▶ _TO DO_: Extract the lines up to and including the one that contains "[1.618, 1.311, 2.273];", starting with the first line of the entries below, and omit the pictures.

▶ _MATERIAL SHOWN_:
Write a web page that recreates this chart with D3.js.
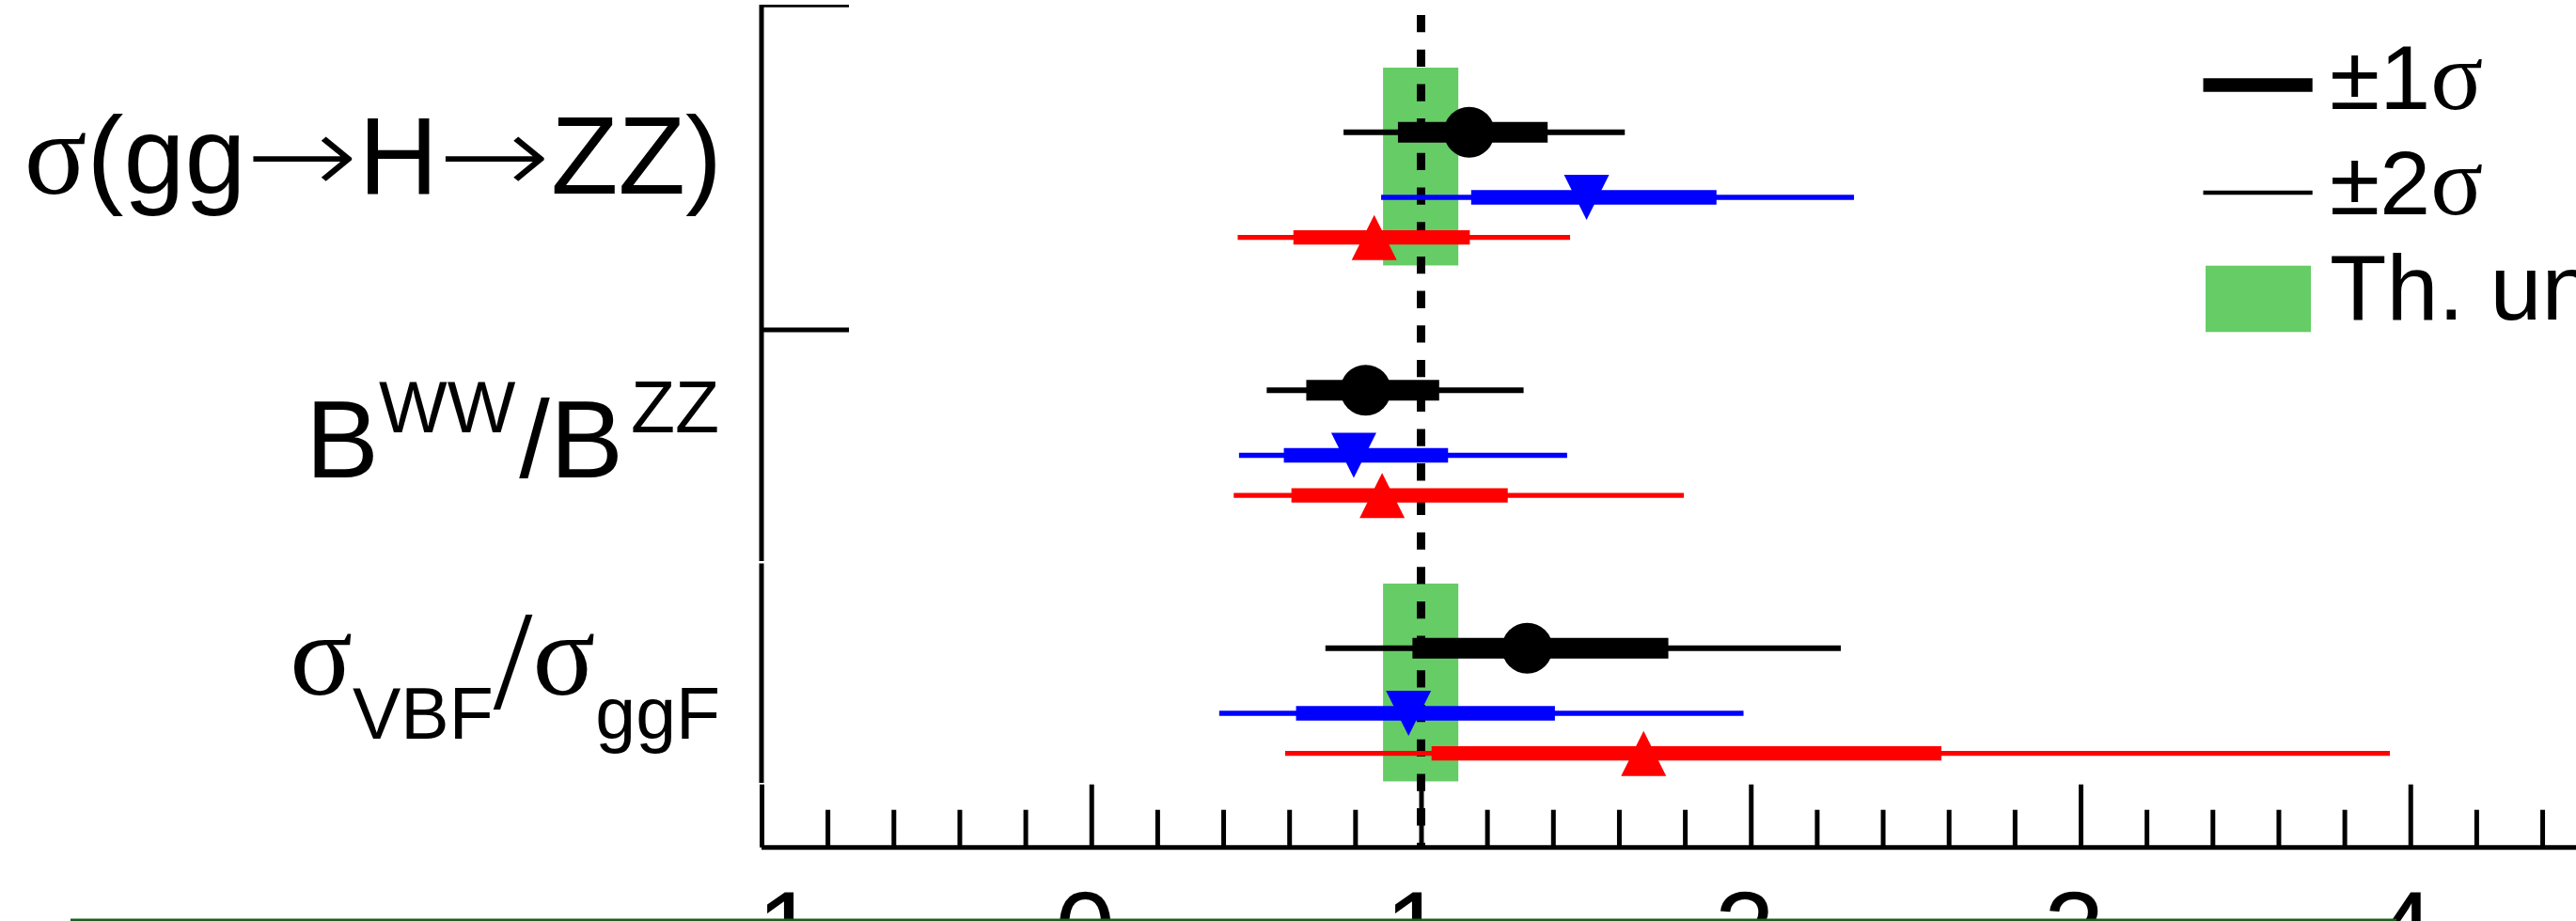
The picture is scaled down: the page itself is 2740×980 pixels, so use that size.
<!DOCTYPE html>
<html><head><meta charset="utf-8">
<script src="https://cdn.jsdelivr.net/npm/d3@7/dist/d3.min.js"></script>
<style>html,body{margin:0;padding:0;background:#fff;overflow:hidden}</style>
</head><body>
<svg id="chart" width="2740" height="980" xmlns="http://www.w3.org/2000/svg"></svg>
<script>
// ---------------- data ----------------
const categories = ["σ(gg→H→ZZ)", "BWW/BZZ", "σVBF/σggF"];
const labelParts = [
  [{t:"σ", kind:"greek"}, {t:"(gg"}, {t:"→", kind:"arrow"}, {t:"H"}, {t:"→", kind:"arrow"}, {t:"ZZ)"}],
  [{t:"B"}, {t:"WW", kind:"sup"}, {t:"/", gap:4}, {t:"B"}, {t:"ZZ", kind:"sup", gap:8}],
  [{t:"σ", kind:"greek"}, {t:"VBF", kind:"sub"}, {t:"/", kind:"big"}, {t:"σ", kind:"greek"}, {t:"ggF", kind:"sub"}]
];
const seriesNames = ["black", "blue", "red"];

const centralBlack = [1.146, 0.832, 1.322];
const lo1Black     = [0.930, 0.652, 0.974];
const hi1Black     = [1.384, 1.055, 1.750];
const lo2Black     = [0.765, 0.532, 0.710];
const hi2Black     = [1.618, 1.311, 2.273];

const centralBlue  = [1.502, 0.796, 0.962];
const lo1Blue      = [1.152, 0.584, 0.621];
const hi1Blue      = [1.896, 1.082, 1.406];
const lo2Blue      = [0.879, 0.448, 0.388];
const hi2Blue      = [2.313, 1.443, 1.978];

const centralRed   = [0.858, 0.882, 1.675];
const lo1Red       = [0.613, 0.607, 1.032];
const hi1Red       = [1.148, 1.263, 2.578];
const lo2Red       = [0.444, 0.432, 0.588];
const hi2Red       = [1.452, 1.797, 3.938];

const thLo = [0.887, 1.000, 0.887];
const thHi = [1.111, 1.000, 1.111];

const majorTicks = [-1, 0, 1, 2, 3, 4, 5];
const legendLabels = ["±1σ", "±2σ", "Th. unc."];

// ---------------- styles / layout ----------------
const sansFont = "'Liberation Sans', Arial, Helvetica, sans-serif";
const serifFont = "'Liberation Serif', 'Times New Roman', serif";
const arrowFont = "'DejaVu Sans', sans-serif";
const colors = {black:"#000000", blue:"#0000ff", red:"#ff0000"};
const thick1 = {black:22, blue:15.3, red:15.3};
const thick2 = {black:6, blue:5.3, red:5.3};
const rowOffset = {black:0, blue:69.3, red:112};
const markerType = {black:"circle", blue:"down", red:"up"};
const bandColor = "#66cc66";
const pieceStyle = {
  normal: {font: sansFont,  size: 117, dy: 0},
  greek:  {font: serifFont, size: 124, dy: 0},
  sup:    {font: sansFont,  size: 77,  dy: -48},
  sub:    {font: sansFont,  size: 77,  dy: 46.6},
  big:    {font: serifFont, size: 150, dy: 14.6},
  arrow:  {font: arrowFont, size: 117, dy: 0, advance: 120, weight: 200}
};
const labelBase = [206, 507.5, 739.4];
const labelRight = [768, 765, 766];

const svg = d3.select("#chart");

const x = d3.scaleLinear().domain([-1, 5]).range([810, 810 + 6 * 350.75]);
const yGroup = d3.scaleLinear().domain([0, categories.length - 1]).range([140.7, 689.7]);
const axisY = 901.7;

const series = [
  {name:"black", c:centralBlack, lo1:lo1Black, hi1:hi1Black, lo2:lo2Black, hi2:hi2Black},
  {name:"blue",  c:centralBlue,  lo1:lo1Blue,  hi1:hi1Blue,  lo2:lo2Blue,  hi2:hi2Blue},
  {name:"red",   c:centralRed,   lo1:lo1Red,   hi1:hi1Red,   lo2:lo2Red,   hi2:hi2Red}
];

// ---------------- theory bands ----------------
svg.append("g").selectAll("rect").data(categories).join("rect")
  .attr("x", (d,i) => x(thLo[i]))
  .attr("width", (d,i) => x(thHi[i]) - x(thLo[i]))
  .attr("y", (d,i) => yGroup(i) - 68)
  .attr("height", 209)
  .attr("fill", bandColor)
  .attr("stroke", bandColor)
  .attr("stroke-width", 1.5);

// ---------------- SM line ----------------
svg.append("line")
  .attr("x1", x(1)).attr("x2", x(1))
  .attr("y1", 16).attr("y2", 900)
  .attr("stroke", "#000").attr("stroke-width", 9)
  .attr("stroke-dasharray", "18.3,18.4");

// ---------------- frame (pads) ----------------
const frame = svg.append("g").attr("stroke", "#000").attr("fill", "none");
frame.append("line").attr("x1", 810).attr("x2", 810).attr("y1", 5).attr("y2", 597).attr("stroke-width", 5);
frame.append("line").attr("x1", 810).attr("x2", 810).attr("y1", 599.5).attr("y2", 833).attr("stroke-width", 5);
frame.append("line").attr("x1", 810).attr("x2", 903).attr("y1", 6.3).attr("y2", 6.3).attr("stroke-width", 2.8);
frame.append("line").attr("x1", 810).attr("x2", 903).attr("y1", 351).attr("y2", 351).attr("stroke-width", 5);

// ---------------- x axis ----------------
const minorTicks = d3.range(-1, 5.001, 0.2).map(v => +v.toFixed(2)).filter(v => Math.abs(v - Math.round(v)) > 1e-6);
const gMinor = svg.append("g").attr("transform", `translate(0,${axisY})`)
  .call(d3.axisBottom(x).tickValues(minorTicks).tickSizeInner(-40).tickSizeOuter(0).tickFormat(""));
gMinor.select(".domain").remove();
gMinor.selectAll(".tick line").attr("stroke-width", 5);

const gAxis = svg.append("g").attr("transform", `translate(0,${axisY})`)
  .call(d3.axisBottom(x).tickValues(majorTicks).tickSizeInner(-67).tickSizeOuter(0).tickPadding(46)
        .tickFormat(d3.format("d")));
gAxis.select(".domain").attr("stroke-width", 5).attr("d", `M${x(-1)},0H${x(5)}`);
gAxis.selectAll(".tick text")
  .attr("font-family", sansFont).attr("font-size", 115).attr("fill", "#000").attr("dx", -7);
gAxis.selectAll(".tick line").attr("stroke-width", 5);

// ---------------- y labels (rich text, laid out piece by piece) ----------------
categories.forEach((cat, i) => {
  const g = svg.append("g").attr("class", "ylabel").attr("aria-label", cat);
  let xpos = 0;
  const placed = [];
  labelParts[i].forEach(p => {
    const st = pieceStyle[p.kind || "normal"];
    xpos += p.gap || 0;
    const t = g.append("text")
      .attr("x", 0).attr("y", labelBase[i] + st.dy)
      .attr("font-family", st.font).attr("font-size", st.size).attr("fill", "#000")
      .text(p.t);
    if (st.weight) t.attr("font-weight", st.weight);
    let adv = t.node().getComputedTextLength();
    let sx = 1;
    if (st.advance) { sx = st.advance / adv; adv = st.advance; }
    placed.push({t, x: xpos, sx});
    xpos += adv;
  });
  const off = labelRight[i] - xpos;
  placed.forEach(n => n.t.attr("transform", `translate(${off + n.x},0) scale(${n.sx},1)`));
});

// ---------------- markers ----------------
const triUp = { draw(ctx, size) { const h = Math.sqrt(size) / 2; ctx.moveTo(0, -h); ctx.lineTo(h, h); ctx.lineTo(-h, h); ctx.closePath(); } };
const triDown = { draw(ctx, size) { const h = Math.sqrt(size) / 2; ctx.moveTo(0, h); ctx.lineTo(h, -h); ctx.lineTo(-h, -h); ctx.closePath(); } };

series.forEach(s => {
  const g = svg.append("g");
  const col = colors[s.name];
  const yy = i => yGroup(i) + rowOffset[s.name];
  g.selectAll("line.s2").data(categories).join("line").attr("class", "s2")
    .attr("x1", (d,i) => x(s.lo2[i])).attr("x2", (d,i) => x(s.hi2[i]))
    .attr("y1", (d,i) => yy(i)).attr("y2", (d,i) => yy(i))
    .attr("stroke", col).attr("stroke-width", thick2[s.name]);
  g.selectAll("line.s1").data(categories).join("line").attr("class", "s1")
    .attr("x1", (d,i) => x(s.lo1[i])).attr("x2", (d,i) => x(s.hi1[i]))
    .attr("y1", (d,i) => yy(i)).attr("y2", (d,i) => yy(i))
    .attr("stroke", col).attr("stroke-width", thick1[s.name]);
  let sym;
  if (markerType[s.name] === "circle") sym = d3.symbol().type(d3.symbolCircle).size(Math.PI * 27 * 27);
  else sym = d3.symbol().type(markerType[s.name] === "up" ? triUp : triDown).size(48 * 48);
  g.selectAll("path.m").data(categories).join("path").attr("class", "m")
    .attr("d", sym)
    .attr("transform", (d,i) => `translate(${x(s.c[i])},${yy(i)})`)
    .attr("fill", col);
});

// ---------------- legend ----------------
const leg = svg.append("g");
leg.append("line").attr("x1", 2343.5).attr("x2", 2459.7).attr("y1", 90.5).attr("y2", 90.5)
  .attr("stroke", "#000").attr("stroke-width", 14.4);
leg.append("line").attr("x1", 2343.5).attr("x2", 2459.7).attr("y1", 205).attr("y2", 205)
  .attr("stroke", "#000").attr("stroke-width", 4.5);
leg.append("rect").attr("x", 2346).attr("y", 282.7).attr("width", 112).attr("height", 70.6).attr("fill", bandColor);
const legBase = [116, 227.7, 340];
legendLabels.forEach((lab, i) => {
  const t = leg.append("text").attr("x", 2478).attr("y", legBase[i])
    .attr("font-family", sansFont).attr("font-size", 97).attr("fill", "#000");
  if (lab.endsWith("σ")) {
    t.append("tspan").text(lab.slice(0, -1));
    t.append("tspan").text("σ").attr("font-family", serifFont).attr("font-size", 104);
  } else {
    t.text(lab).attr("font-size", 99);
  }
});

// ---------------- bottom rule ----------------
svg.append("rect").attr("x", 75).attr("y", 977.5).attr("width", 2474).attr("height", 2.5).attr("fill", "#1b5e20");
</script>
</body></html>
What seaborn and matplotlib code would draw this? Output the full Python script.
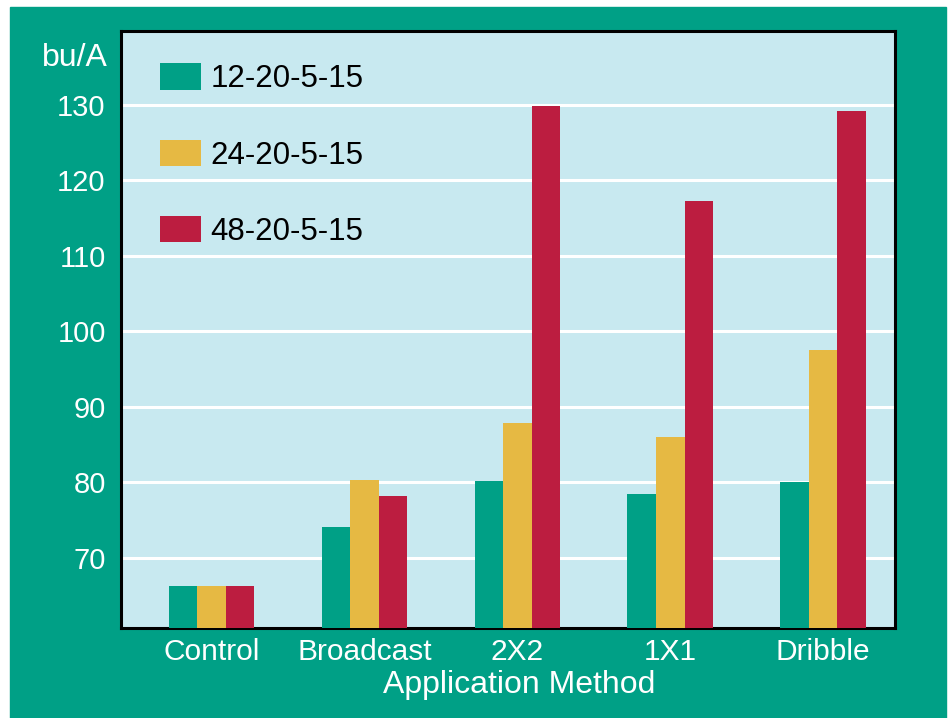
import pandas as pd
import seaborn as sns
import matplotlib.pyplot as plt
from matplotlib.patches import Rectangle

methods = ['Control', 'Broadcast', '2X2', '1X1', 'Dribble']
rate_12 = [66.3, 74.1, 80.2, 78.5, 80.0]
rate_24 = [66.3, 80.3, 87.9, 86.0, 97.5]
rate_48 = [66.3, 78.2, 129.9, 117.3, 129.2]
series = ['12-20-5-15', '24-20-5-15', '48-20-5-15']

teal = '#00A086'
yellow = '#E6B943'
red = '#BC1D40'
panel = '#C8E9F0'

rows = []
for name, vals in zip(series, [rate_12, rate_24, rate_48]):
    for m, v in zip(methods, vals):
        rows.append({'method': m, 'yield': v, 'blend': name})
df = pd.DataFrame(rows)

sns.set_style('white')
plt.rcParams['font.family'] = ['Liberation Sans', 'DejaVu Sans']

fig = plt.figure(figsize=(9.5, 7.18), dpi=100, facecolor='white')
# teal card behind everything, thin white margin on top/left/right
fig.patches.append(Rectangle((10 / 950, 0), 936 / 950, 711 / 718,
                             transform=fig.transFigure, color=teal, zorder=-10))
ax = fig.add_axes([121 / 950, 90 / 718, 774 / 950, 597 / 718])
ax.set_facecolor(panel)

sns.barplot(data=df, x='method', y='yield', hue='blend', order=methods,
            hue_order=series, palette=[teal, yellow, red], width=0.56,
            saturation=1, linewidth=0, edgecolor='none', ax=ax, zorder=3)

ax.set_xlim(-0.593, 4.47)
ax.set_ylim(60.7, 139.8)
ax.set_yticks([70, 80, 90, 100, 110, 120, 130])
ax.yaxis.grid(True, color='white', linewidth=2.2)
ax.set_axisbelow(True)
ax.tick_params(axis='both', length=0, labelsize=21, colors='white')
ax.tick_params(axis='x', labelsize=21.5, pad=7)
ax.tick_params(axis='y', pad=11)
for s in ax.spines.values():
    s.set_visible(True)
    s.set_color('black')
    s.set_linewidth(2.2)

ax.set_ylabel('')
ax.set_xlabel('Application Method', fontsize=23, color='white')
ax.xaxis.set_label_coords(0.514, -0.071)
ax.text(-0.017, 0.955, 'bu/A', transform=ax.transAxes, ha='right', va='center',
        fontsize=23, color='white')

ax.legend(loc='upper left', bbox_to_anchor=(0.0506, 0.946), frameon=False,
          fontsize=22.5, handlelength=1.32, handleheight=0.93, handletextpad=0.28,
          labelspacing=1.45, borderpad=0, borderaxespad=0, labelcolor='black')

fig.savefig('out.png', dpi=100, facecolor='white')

▶ _RESULT OF THE TASK_:
Write a web page that recreates this chart with D3.js.
The picture is scaled down: the page itself is 2740×980 pixels, so use that size.
<!DOCTYPE html>
<html><head><meta charset="utf-8">
<script src="https://cdn.jsdelivr.net/npm/d3@7/dist/d3.min.js"></script>
<style>html,body{margin:0;padding:0;background:#fff;overflow:hidden}</style>
</head><body>
<svg id="chart" width="2740" height="980" xmlns="http://www.w3.org/2000/svg"></svg>
<script>
// ---------------- data ----------------
const categories = ["σ(gg→H→ZZ)", "BWW/BZZ", "σVBF/σggF"];
const labelParts = [
  [{t:"σ", kind:"greek"}, {t:"(gg"}, {t:"→", kind:"arrow"}, {t:"H"}, {t:"→", kind:"arrow"}, {t:"ZZ)"}],
  [{t:"B"}, {t:"WW", kind:"sup"}, {t:"/", gap:4}, {t:"B"}, {t:"ZZ", kind:"sup", gap:8}],
  [{t:"σ", kind:"greek"}, {t:"VBF", kind:"sub"}, {t:"/", kind:"big"}, {t:"σ", kind:"greek"}, {t:"ggF", kind:"sub"}]
];
const seriesNames = ["black", "blue", "red"];

const centralBlack = [1.146, 0.832, 1.322];
const lo1Black     = [0.930, 0.652, 0.974];
const hi1Black     = [1.384, 1.055, 1.750];
const lo2Black     = [0.765, 0.532, 0.710];
const hi2Black     = [1.618, 1.311, 2.273];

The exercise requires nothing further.